**** Material provided

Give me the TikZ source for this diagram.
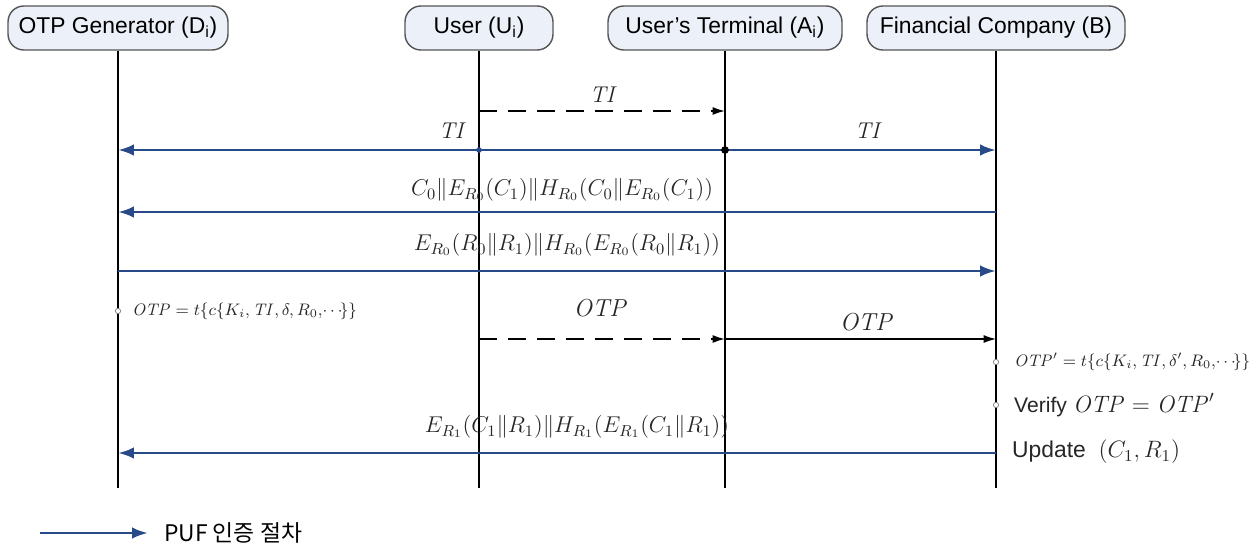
\documentclass[tikz,border=0pt]{standalone}
\usepackage{fix-cm}
\usepackage{amsmath}
\usepackage[no-math]{fontspec}
\setsansfont{Liberation Sans}
\newfontfamily\krfont{Noto Sans CJK KR}
\usetikzlibrary{arrows.meta}
\definecolor{pufblue}{RGB}{40,74,136}
\definecolor{boxfill}{RGB}{236,240,248}
\definecolor{boxline}{RGB}{85,85,85}

\begin{document}
\begin{tikzpicture}[x=0.02cm,y=-0.02cm]
        \tikzset{party/.style = {shape=rectangle,rounded corners=9pt,draw=boxline,fill=boxfill,line width=0.8pt,minimum height=0.88cm,inner sep=0pt,font=\sffamily\fontsize{13}{15}\selectfont}}
        \tikzset{life/.style = {line width=1.2pt}}
        \tikzset{puf/.style = {->,> = {Latex[length=9pt,width=6.5pt]},draw=pufblue,line width=1.6pt}}
        \tikzset{plain/.style = {->,> = {Latex[length=7pt,width=4.5pt]},line width=0.7pt}}
        \tikzset{dashmsg/.style = {->,> = {Latex[length=7pt,width=4.5pt]},line width=0.9pt,dash pattern=on 10pt off 6.5pt}}
        \tikzset{lbl/.style = {font=\fontsize{13}{16}\selectfont,text=black!85}}
        \tikzset{note/.style = {anchor=west,font=\fontsize{9.5}{12}\selectfont,text=black!85}}
        \useasboundingbox (0,0) rectangle (1257,551);
        % parties
        \node[party,minimum width=4.4cm] (D) at (118,28) {OTP Generator (D\textsubscript{i})};
        \node[party,minimum width=2.96cm] (U) at (479,28) {User (U\textsubscript{i})};
        \node[party,minimum width=4.68cm] (A) at (725,28) {User's Terminal (A\textsubscript{i})};
        \node[party,minimum width=5.16cm] (B) at (996,28) {Financial Company (B)};
        % lifelines
        \coordinate (bottom) at (0,488);
        \draw[life] (D) -- (D |- bottom);
        \draw[life] (U) -- (U |- bottom);
        \draw[life] (A) -- (A |- bottom);
        \draw[life] (B) -- (B |- bottom);
        % message rows
        \coordinate (r1) at (0,111);
        \coordinate (r2) at (0,150);
        \coordinate (r3) at (0,212);
        \coordinate (r4) at (0,271);
        \coordinate (r5) at (0,339);
        \coordinate (r6) at (0,453);
        \coordinate (otpD) at (0,311);
        \coordinate (otpB) at (0,362);
        \coordinate (verB) at (0,405);
        % messages
        \draw[dashmsg] (U |- r1) -- (A |- r1);
        \draw[puf] (A |- r2) -- (D |- r2);
        \draw[puf] (A |- r2) -- (B |- r2);
        \draw[puf] (B |- r3) -- (D |- r3);
        \draw[puf] (D |- r4) -- (B |- r4);
        \draw[dashmsg] (U |- r5) -- (A |- r5);
        \draw[plain] (A |- r5) -- (B |- r5);
        \draw[puf] (B |- r6) -- (D |- r6);
        \fill (A |- r2) circle (2.2pt);
        \fill[pufblue] (U |- r2) circle (1.6pt);
        \draw[black!50,fill=white] (D |- otpD) circle (1.5pt);
        \draw[black!50,fill=white] (B |- otpB) circle (1.5pt);
        \draw[black!50,fill=white] (B |- verB) circle (1.5pt);
        % labels
        \node[lbl] (tiUA) at (604,95) {$\mathit{TI}$};
        \node[lbl] (tiD) at (453,131) {$\mathit{TI}$};
        \node[lbl] (tiB) at (869,131) {$\mathit{TI}$};
        \node[lbl] (m3) at (562,190) {$C_0\|E_{R_0}(C_1)\|H_{R_0}(C_0\|E_{R_0}(C_1))$};
        \node[lbl] (m4) at (567,245) {$E_{R_0}(R_0\|R_1)\|H_{R_0}(E_{R_0}(R_0\|R_1))$};
        \node[lbl,font=\fontsize{14}{16}\selectfont] (otpUA) at (601,308) {$\mathit{OTP}$};
        \node[lbl,font=\fontsize{14}{16}\selectfont] (otpAB) at (867,322) {$\mathit{OTP}$};
        \node[lbl] (m6) at (577,427) {$E_{R_1}(C_1\|R_1)\|H_{R_1}(E_{R_1}(C_1\|R_1))$};
        \node[note] (genD) at (126,311) {$\mathit{OTP}=t\{c\{K_i,\mathit{TI},\delta,R_0,\!\cdots\!\}\}$};
        \node[note] (genB) at (1008,362) {$\mathit{OTP}'=t\{c\{K_i,\mathit{TI},\delta',R_0,\!\cdots\!\}\}$};
        \node[note,font=\sffamily\fontsize{12}{14}\selectfont] (verify) at (1008,405) {Verify \fontsize{13.5}{16}\selectfont$\mathit{OTP}=\mathit{OTP}'$};
        \node[note,font=\sffamily\fontsize{13}{15}\selectfont] (update) at (1006,452) {Update~~\fontsize{13.5}{16}\selectfont$(C_1,R_1)$};
        % legend
        \coordinate (legA) at (40,533);
        \coordinate (legB) at (148,533);
        \draw[puf] (legA) -- (legB);
        \node[anchor=west,font=\krfont\fontsize{13}{15}\selectfont] (legtxt) at (158,533) {PUF 인증 절차};
    \end{tikzpicture}
\end{document}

********

**The problem**
Copy out the data above exactly, except the pictures.

**Response**
Give me the TikZ source for this diagram.
\documentclass[tikz,border=0pt]{standalone}
\usepackage{fix-cm}
\usepackage{amsmath}
\usepackage[no-math]{fontspec}
\setsansfont{Liberation Sans}
\newfontfamily\krfont{Noto Sans CJK KR}
\usetikzlibrary{arrows.meta}
\definecolor{pufblue}{RGB}{40,74,136}
\definecolor{boxfill}{RGB}{236,240,248}
\definecolor{boxline}{RGB}{85,85,85}

\begin{document}
\begin{tikzpicture}[x=0.02cm,y=-0.02cm]
        \tikzset{party/.style = {shape=rectangle,rounded corners=9pt,draw=boxline,fill=boxfill,line width=0.8pt,minimum height=0.88cm,inner sep=0pt,font=\sffamily\fontsize{13}{15}\selectfont}}
        \tikzset{life/.style = {line width=1.2pt}}
        \tikzset{puf/.style = {->,> = {Latex[length=9pt,width=6.5pt]},draw=pufblue,line width=1.6pt}}
        \tikzset{plain/.style = {->,> = {Latex[length=7pt,width=4.5pt]},line width=0.7pt}}
        \tikzset{dashmsg/.style = {->,> = {Latex[length=7pt,width=4.5pt]},line width=0.9pt,dash pattern=on 10pt off 6.5pt}}
        \tikzset{lbl/.style = {font=\fontsize{13}{16}\selectfont,text=black!85}}
        \tikzset{note/.style = {anchor=west,font=\fontsize{9.5}{12}\selectfont,text=black!85}}
        \useasboundingbox (0,0) rectangle (1257,551);
        % parties
        \node[party,minimum width=4.4cm] (D) at (118,28) {OTP Generator (D\textsubscript{i})};
        \node[party,minimum width=2.96cm] (U) at (479,28) {User (U\textsubscript{i})};
        \node[party,minimum width=4.68cm] (A) at (725,28) {User's Terminal (A\textsubscript{i})};
        \node[party,minimum width=5.16cm] (B) at (996,28) {Financial Company (B)};
        % lifelines
        \coordinate (bottom) at (0,488);
        \draw[life] (D) -- (D |- bottom);
        \draw[life] (U) -- (U |- bottom);
        \draw[life] (A) -- (A |- bottom);
        \draw[life] (B) -- (B |- bottom);
        % message rows
        \coordinate (r1) at (0,111);
        \coordinate (r2) at (0,150);
        \coordinate (r3) at (0,212);
        \coordinate (r4) at (0,271);
        \coordinate (r5) at (0,339);
        \coordinate (r6) at (0,453);
        \coordinate (otpD) at (0,311);
        \coordinate (otpB) at (0,362);
        \coordinate (verB) at (0,405);
        % messages
        \draw[dashmsg] (U |- r1) -- (A |- r1);
        \draw[puf] (A |- r2) -- (D |- r2);
        \draw[puf] (A |- r2) -- (B |- r2);
        \draw[puf] (B |- r3) -- (D |- r3);
        \draw[puf] (D |- r4) -- (B |- r4);
        \draw[dashmsg] (U |- r5) -- (A |- r5);
        \draw[plain] (A |- r5) -- (B |- r5);
        \draw[puf] (B |- r6) -- (D |- r6);
        \fill (A |- r2) circle (2.2pt);
        \fill[pufblue] (U |- r2) circle (1.6pt);
        \draw[black!50,fill=white] (D |- otpD) circle (1.5pt);
        \draw[black!50,fill=white] (B |- otpB) circle (1.5pt);
        \draw[black!50,fill=white] (B |- verB) circle (1.5pt);
        % labels
        \node[lbl] (tiUA) at (604,95) {$\mathit{TI}$};
        \node[lbl] (tiD) at (453,131) {$\mathit{TI}$};
        \node[lbl] (tiB) at (869,131) {$\mathit{TI}$};
        \node[lbl] (m3) at (562,190) {$C_0\|E_{R_0}(C_1)\|H_{R_0}(C_0\|E_{R_0}(C_1))$};
        \node[lbl] (m4) at (567,245) {$E_{R_0}(R_0\|R_1)\|H_{R_0}(E_{R_0}(R_0\|R_1))$};
        \node[lbl,font=\fontsize{14}{16}\selectfont] (otpUA) at (601,308) {$\mathit{OTP}$};
        \node[lbl,font=\fontsize{14}{16}\selectfont] (otpAB) at (867,322) {$\mathit{OTP}$};
        \node[lbl] (m6) at (577,427) {$E_{R_1}(C_1\|R_1)\|H_{R_1}(E_{R_1}(C_1\|R_1))$};
        \node[note] (genD) at (126,311) {$\mathit{OTP}=t\{c\{K_i,\mathit{TI},\delta,R_0,\!\cdots\!\}\}$};
        \node[note] (genB) at (1008,362) {$\mathit{OTP}'=t\{c\{K_i,\mathit{TI},\delta',R_0,\!\cdots\!\}\}$};
        \node[note,font=\sffamily\fontsize{12}{14}\selectfont] (verify) at (1008,405) {Verify \fontsize{13.5}{16}\selectfont$\mathit{OTP}=\mathit{OTP}'$};
        \node[note,font=\sffamily\fontsize{13}{15}\selectfont] (update) at (1006,452) {Update~~\fontsize{13.5}{16}\selectfont$(C_1,R_1)$};
        % legend
        \coordinate (legA) at (40,533);
        \coordinate (legB) at (148,533);
        \draw[puf] (legA) -- (legB);
        \node[anchor=west,font=\krfont\fontsize{13}{15}\selectfont] (legtxt) at (158,533) {PUF 인증 절차};
    \end{tikzpicture}
\end{document}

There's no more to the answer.